WHAT THIS TASK INVOLVES:
Keep the pictures out and restate every record exactly.

>> Begin EXTRACTED INFORMATION

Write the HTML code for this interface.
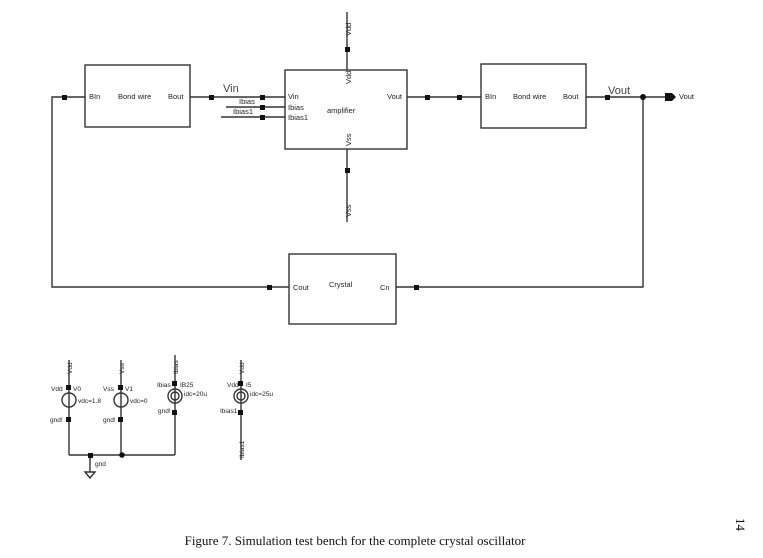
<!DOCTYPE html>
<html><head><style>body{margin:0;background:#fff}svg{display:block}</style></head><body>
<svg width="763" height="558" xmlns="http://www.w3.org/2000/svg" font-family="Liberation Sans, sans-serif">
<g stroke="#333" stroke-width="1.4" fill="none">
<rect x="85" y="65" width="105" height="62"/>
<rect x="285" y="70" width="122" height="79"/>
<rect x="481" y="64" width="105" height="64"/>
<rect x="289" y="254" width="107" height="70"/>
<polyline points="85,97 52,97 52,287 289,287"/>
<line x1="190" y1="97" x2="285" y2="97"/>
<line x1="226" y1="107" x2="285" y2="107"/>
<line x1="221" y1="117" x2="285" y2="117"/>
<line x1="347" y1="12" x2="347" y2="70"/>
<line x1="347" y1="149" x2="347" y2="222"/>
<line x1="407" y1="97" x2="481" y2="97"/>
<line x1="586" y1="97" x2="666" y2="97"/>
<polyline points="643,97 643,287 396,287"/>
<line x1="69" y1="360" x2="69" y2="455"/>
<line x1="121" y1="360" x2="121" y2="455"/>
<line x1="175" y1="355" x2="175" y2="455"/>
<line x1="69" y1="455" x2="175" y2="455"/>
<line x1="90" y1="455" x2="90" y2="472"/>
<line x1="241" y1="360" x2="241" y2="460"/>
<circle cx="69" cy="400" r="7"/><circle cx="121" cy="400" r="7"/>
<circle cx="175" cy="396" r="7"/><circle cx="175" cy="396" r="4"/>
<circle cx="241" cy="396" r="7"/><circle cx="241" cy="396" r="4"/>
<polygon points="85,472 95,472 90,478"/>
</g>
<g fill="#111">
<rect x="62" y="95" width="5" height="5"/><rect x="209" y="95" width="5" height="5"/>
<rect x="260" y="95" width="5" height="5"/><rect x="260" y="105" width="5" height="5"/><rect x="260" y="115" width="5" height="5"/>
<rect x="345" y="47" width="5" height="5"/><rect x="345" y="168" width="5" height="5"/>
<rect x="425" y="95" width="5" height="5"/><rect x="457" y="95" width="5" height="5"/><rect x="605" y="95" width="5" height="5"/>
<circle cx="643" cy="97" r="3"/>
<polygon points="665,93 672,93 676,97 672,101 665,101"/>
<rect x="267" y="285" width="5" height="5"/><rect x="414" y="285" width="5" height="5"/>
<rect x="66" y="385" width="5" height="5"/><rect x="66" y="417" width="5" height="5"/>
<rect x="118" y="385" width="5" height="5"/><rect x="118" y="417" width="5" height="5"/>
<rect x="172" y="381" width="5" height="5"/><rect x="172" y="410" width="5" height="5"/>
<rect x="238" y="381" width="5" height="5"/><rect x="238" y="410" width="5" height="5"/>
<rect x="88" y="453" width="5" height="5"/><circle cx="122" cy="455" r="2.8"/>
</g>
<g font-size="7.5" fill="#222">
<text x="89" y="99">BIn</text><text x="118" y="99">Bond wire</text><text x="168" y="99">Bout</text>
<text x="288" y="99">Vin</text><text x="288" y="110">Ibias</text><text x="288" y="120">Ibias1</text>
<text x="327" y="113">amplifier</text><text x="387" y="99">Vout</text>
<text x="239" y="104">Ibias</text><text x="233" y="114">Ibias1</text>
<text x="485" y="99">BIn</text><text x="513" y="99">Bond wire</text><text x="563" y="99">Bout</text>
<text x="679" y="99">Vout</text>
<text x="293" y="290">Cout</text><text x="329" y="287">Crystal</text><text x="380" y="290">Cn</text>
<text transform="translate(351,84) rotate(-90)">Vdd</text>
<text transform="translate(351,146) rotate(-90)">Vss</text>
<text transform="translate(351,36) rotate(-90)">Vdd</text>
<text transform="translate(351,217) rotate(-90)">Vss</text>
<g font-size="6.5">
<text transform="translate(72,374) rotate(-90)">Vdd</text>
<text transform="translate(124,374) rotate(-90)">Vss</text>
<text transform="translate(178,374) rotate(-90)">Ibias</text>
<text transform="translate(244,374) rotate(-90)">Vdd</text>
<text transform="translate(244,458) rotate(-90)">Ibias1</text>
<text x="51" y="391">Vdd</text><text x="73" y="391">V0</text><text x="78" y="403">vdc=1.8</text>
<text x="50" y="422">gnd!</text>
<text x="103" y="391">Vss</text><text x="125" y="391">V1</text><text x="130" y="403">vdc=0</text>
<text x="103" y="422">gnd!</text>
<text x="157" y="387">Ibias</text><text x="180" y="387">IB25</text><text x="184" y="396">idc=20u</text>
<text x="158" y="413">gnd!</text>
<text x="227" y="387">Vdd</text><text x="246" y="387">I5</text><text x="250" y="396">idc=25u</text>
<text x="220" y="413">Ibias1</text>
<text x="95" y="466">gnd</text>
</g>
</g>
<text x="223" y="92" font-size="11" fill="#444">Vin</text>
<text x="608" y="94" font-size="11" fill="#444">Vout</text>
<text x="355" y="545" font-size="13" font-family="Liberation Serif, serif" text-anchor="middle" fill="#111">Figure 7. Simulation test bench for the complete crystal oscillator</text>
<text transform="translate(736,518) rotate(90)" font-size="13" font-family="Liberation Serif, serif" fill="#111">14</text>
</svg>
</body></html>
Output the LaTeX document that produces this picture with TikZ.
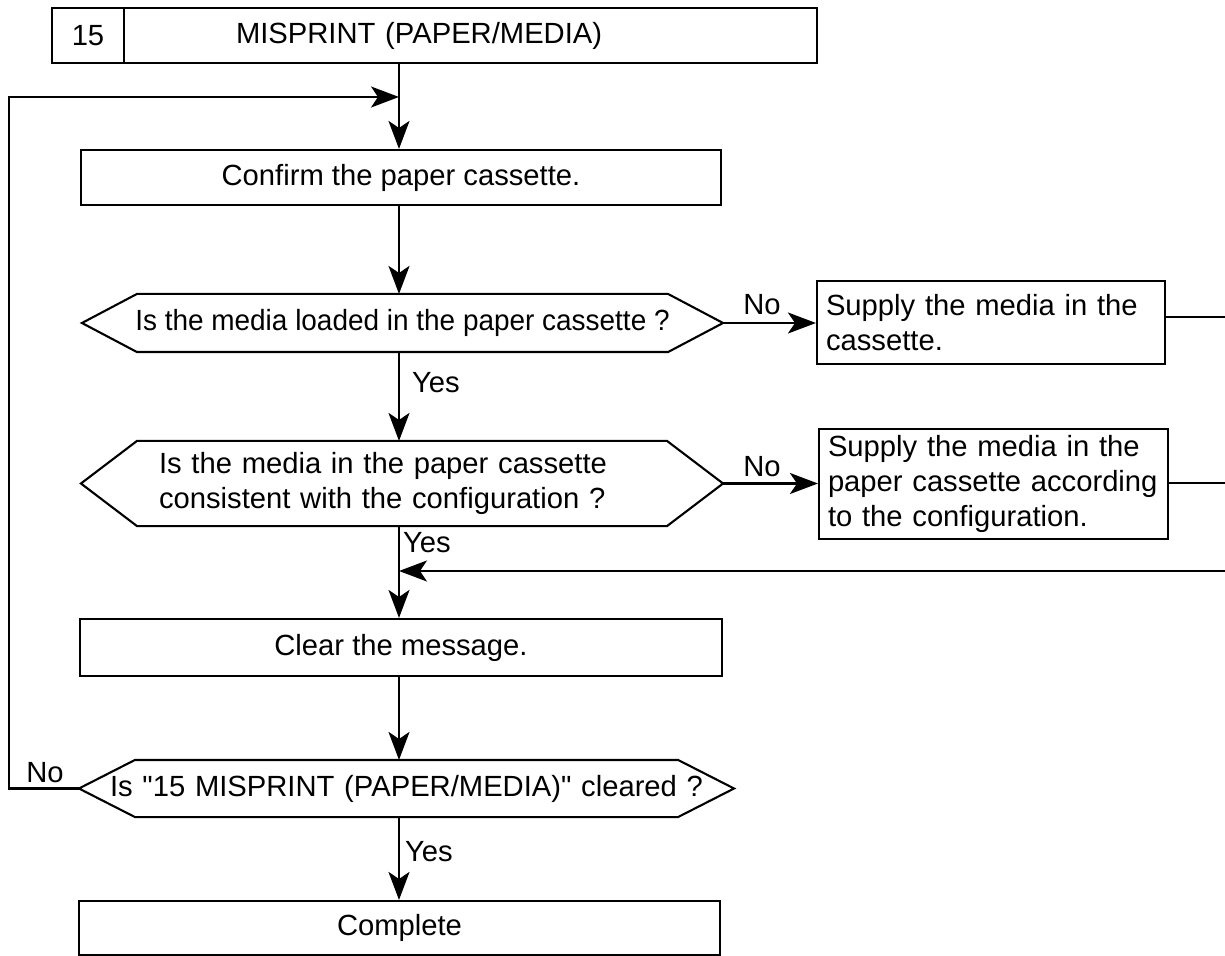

>> End EXTRACTED INFORMATION

TASK RESPONSE:
Write the HTML code for this interface.
<!DOCTYPE html>
<html><head><style>body{margin:0;background:#fff}svg{display:block}</style></head><body>
<svg width="763" height="558" xmlns="http://www.w3.org/2000/svg" font-family="Liberation Sans, sans-serif">
<g stroke="#333" stroke-width="1.4" fill="none">
<rect x="85" y="65" width="105" height="62"/>
<rect x="285" y="70" width="122" height="79"/>
<rect x="481" y="64" width="105" height="64"/>
<rect x="289" y="254" width="107" height="70"/>
<polyline points="85,97 52,97 52,287 289,287"/>
<line x1="190" y1="97" x2="285" y2="97"/>
<line x1="226" y1="107" x2="285" y2="107"/>
<line x1="221" y1="117" x2="285" y2="117"/>
<line x1="347" y1="12" x2="347" y2="70"/>
<line x1="347" y1="149" x2="347" y2="222"/>
<line x1="407" y1="97" x2="481" y2="97"/>
<line x1="586" y1="97" x2="666" y2="97"/>
<polyline points="643,97 643,287 396,287"/>
<line x1="69" y1="360" x2="69" y2="455"/>
<line x1="121" y1="360" x2="121" y2="455"/>
<line x1="175" y1="355" x2="175" y2="455"/>
<line x1="69" y1="455" x2="175" y2="455"/>
<line x1="90" y1="455" x2="90" y2="472"/>
<line x1="241" y1="360" x2="241" y2="460"/>
<circle cx="69" cy="400" r="7"/><circle cx="121" cy="400" r="7"/>
<circle cx="175" cy="396" r="7"/><circle cx="175" cy="396" r="4"/>
<circle cx="241" cy="396" r="7"/><circle cx="241" cy="396" r="4"/>
<polygon points="85,472 95,472 90,478"/>
</g>
<g fill="#111">
<rect x="62" y="95" width="5" height="5"/><rect x="209" y="95" width="5" height="5"/>
<rect x="260" y="95" width="5" height="5"/><rect x="260" y="105" width="5" height="5"/><rect x="260" y="115" width="5" height="5"/>
<rect x="345" y="47" width="5" height="5"/><rect x="345" y="168" width="5" height="5"/>
<rect x="425" y="95" width="5" height="5"/><rect x="457" y="95" width="5" height="5"/><rect x="605" y="95" width="5" height="5"/>
<circle cx="643" cy="97" r="3"/>
<polygon points="665,93 672,93 676,97 672,101 665,101"/>
<rect x="267" y="285" width="5" height="5"/><rect x="414" y="285" width="5" height="5"/>
<rect x="66" y="385" width="5" height="5"/><rect x="66" y="417" width="5" height="5"/>
<rect x="118" y="385" width="5" height="5"/><rect x="118" y="417" width="5" height="5"/>
<rect x="172" y="381" width="5" height="5"/><rect x="172" y="410" width="5" height="5"/>
<rect x="238" y="381" width="5" height="5"/><rect x="238" y="410" width="5" height="5"/>
<rect x="88" y="453" width="5" height="5"/><circle cx="122" cy="455" r="2.8"/>
</g>
<g font-size="7.5" fill="#222">
<text x="89" y="99">BIn</text><text x="118" y="99">Bond wire</text><text x="168" y="99">Bout</text>
<text x="288" y="99">Vin</text><text x="288" y="110">Ibias</text><text x="288" y="120">Ibias1</text>
<text x="327" y="113">amplifier</text><text x="387" y="99">Vout</text>
<text x="239" y="104">Ibias</text><text x="233" y="114">Ibias1</text>
<text x="485" y="99">BIn</text><text x="513" y="99">Bond wire</text><text x="563" y="99">Bout</text>
<text x="679" y="99">Vout</text>
<text x="293" y="290">Cout</text><text x="329" y="287">Crystal</text><text x="380" y="290">Cn</text>
<text transform="translate(351,84) rotate(-90)">Vdd</text>
<text transform="translate(351,146) rotate(-90)">Vss</text>
<text transform="translate(351,36) rotate(-90)">Vdd</text>
<text transform="translate(351,217) rotate(-90)">Vss</text>
<g font-size="6.5">
<text transform="translate(72,374) rotate(-90)">Vdd</text>
<text transform="translate(124,374) rotate(-90)">Vss</text>
<text transform="translate(178,374) rotate(-90)">Ibias</text>
<text transform="translate(244,374) rotate(-90)">Vdd</text>
<text transform="translate(244,458) rotate(-90)">Ibias1</text>
<text x="51" y="391">Vdd</text><text x="73" y="391">V0</text><text x="78" y="403">vdc=1.8</text>
<text x="50" y="422">gnd!</text>
<text x="103" y="391">Vss</text><text x="125" y="391">V1</text><text x="130" y="403">vdc=0</text>
<text x="103" y="422">gnd!</text>
<text x="157" y="387">Ibias</text><text x="180" y="387">IB25</text><text x="184" y="396">idc=20u</text>
<text x="158" y="413">gnd!</text>
<text x="227" y="387">Vdd</text><text x="246" y="387">I5</text><text x="250" y="396">idc=25u</text>
<text x="220" y="413">Ibias1</text>
<text x="95" y="466">gnd</text>
</g>
</g>
<text x="223" y="92" font-size="11" fill="#444">Vin</text>
<text x="608" y="94" font-size="11" fill="#444">Vout</text>
<text x="355" y="545" font-size="13" font-family="Liberation Serif, serif" text-anchor="middle" fill="#111">Figure 7. Simulation test bench for the complete crystal oscillator</text>
<text transform="translate(736,518) rotate(90)" font-size="13" font-family="Liberation Serif, serif" fill="#111">14</text>
</svg>
</body></html>
Output the LaTeX document that produces this picture with TikZ.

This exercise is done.